Décriée pour la plupart de partis politiques de l’opposition, la machine à voter adoptée par la Commission Electorale Nationale Indépendante (CENI), pour départager les protagonistes politiques congolais, est remise en cause par les autorités sud-coréennes. L’Ambassade de la Corée du Sud basée à Kinshasa, capitale de la République Démocratique du Congo (RDC), se désolidarise du fabricant Miru Systems, mais surtout «prévient des risques du retard additionnel à la tenue des élections. »
Le sujet a fait la Une de presque tous les journaux parus ce mardi 3 avril à Kinshasa. En effet, réagissant à un article publié le 15 mars dernier par le magazine Jeune Afrique, sur le contrat que la CENI a signé avec la société sud-coréenne Miru Systems pour l’acquisition des machines à voter, l’ambassadeur de la Corée du Sud, en RDC, a adressé un document à la rédaction du magazine français dans lequel il donne la « position officielle » de son pays.
« Le Gouvernement coréen a dûment expliqué au fabricant les risques potentiels en cas d’exportation de ces machines », écrit l’ambassadeur de la Corée du Sud dans son courtier adressé à Jeune Afrique. Plus particulièrement, poursuit-il, « exporter ces machines en République Démocratique du Congo pourrait donner au gouvernement congolais un prétexte pour (obtenir) des résultats indésirables liés aux élections, notamment (un) retard additionnel à leur tenue ».
Ce n’est pas tout. Dans sa lettre, l’ambassadeur sud-coréen a fait savoir au magazine français que l’Association mondiale des organes de gestion des élections (A-WEB), une organisation sud-coréenne qui fournissait un soutien technique à la CENI, « a rompu ses liens avec la RDC, suivant la position du gouvernement sud-coréen en décembre 2017 ».
La balle dans le camp de la CENI
Maintenant que le gouvernement sud-coréen vient de donner raison à ceux qui n’étaient pas chauds avec l’utilisation de la machine à voter lors des prochaines élections présidentielle et législatives nationale et provinciale en RDC, une question s’impose : que va faire Corneille Nangaa, le président de la CENI ? Car, à tous ceux qui récusent l’utilisation de la machine, le président de la CENI leur brandit cette menace : « Sans machine à voter, il n’y aura pas des élections à la date prévue, c’est-à-dire le 23 décembre 2018 ».
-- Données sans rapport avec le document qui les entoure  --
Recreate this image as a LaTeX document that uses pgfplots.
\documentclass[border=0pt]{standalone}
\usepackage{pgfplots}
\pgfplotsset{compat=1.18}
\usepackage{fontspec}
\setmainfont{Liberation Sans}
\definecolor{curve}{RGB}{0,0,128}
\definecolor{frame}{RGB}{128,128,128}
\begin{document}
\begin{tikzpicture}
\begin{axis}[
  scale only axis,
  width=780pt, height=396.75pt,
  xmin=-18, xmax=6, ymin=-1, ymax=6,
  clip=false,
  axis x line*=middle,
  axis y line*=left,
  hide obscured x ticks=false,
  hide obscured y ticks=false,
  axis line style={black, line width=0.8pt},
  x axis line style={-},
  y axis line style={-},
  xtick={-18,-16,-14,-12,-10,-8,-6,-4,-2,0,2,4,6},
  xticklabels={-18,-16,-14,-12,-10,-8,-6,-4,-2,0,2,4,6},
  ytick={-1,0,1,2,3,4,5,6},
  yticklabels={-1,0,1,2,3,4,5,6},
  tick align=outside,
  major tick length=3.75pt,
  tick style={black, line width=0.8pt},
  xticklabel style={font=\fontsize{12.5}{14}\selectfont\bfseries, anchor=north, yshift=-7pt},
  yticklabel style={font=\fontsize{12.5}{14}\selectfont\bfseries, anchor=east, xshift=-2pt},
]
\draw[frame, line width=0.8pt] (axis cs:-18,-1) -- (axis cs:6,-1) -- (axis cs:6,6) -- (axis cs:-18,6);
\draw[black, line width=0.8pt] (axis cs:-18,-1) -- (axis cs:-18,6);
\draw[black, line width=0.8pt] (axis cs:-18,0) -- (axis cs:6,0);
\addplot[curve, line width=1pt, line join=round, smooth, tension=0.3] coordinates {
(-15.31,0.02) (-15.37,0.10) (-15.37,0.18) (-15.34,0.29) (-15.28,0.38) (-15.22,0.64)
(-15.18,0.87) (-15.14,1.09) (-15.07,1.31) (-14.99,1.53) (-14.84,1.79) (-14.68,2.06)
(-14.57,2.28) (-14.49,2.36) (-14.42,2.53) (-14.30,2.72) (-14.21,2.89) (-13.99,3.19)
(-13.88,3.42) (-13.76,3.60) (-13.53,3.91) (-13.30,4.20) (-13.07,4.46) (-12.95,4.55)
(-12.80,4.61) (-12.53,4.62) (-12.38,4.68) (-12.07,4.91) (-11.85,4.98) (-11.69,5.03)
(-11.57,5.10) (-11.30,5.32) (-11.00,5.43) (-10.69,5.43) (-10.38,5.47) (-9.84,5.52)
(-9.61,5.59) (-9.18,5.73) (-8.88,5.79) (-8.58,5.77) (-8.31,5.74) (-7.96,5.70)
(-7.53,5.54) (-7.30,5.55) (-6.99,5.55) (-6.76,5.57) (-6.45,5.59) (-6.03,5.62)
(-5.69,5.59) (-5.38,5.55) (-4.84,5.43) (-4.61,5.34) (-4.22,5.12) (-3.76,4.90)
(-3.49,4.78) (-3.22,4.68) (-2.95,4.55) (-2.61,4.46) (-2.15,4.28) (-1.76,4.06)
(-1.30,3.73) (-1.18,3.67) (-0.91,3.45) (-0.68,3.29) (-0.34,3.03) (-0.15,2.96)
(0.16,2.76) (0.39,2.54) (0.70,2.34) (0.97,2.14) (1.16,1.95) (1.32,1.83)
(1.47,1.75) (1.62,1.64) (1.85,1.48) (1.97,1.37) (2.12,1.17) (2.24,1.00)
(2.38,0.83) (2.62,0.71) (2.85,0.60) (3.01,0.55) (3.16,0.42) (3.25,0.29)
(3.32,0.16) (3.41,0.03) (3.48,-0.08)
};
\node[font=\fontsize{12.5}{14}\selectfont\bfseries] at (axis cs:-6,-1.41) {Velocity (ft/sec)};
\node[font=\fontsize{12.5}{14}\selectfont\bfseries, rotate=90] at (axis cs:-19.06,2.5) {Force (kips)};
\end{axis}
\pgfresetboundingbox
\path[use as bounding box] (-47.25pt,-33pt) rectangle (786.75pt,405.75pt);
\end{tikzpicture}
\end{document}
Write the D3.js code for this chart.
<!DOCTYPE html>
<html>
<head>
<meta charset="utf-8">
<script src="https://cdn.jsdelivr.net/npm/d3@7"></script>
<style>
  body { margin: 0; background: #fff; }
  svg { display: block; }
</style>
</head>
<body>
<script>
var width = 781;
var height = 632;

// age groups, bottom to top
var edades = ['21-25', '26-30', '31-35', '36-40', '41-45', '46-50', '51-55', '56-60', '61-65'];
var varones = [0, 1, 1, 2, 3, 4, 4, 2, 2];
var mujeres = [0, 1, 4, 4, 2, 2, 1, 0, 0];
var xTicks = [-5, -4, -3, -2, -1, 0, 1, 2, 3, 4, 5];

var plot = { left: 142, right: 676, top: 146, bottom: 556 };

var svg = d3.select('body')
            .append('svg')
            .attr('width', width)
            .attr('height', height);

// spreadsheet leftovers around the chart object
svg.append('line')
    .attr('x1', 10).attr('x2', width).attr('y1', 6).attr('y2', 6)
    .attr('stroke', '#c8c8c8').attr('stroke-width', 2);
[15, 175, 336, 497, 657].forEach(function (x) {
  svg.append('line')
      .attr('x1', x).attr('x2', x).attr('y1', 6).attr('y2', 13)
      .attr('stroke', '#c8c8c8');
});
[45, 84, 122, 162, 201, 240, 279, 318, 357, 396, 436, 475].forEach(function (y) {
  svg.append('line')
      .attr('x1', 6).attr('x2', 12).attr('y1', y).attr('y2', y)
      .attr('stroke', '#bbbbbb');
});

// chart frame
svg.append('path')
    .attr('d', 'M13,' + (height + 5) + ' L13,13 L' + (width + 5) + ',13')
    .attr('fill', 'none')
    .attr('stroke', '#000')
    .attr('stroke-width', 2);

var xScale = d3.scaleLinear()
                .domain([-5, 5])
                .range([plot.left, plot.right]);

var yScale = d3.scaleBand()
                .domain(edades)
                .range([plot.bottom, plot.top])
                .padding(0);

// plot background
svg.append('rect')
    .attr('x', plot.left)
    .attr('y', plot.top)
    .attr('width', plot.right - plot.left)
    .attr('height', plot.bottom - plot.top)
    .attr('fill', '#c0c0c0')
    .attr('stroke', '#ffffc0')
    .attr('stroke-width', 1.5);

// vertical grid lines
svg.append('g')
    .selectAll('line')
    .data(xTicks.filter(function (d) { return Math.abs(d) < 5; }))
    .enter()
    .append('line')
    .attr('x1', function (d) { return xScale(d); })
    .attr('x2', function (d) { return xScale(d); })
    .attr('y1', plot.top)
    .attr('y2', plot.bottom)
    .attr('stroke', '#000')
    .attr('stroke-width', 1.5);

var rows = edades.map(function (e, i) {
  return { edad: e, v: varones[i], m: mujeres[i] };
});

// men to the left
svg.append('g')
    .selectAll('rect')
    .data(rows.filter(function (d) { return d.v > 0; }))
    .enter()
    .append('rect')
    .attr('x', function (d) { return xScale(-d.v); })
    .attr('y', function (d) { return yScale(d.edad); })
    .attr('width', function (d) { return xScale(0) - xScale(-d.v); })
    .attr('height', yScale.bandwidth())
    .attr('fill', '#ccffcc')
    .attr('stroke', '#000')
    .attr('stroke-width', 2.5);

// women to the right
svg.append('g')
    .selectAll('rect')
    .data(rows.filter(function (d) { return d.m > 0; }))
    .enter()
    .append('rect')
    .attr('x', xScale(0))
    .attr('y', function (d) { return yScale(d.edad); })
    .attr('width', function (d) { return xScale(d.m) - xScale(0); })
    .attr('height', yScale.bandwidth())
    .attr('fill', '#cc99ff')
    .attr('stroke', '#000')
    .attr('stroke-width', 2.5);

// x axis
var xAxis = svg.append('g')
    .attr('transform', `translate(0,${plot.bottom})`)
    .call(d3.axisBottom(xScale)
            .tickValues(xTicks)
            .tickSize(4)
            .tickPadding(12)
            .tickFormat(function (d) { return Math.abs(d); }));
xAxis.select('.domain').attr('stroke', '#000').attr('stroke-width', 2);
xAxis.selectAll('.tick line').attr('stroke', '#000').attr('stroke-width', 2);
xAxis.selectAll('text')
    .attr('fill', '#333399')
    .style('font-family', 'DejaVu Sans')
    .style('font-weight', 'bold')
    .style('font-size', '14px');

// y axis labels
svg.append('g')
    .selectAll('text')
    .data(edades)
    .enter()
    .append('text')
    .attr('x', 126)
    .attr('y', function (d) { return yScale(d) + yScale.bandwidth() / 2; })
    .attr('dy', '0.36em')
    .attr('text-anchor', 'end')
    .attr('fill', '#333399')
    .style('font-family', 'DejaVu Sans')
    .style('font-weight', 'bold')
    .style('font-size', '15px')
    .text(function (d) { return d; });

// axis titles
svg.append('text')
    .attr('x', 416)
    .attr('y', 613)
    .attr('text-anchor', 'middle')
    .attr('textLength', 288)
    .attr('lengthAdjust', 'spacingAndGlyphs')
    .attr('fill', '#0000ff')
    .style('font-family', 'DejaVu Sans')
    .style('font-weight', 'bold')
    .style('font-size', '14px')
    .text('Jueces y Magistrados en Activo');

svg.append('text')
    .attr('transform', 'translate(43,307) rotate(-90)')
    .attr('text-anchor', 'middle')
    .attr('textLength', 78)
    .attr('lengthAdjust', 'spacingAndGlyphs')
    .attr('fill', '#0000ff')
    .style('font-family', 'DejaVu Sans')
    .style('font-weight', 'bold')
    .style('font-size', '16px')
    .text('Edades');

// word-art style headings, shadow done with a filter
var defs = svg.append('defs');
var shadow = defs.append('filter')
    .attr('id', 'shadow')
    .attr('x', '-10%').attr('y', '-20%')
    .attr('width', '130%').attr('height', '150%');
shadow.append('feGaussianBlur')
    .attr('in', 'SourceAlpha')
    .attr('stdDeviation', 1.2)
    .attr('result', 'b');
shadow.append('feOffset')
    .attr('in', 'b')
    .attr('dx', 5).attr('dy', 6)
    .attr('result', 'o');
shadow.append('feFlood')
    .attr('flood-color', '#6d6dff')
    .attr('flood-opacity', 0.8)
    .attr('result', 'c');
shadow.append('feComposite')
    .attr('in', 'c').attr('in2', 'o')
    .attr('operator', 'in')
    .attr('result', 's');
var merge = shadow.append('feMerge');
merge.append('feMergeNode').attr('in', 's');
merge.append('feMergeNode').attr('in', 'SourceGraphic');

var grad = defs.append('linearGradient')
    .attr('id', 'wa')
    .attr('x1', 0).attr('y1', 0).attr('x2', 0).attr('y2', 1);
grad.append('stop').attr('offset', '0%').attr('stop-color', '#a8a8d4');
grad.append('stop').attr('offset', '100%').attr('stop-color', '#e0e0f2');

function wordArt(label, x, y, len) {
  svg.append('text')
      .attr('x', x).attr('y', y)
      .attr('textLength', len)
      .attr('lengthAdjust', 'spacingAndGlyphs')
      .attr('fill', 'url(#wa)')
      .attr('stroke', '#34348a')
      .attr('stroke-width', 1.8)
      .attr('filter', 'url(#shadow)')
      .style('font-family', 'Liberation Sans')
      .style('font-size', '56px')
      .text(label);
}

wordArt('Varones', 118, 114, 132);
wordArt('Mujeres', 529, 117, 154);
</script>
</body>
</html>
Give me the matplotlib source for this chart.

Interpellées, les autorités de la CENI estiment qu’elles ne sont pas concernées par la position de Séoul. Pour la centrale électorale, « en matière de la machine à voter, elle traite avec l’entreprise privée Miru Systems et non avec le gouvernement sud-coréen ». Pour sa part, Olivier Kamitatu, un proche de Moïse Katumbi, candidat déclaré à la prochaine présidentielle, « le fabricant coréen de la machine à voter doit être poursuivi pour association mafieuse ».
« La machine à voter est aux élections ce que le dopage est au sport. Mais en pire, car il y va de l’avenir de toute une nation. Tout comme le médecin ripoux qui aide à tricher est passible de très lourdes peines, le fabricant sud-coréen doit être poursuivi pour association mafieuse », a argumenté le porte-parole de Moïse Katumbi, l’ancien gouverneur de l’ex-province du Katanga.
La dénonciation du gouvernement sud-coréen vient de renforcer les doutes des opposants congolais sur la fiabilité de la machine à voter. Cette donne devrait, en principe, fléchir la rigidité des autorités de la CENI – qui ne semblent écouter personne – sur ce débat.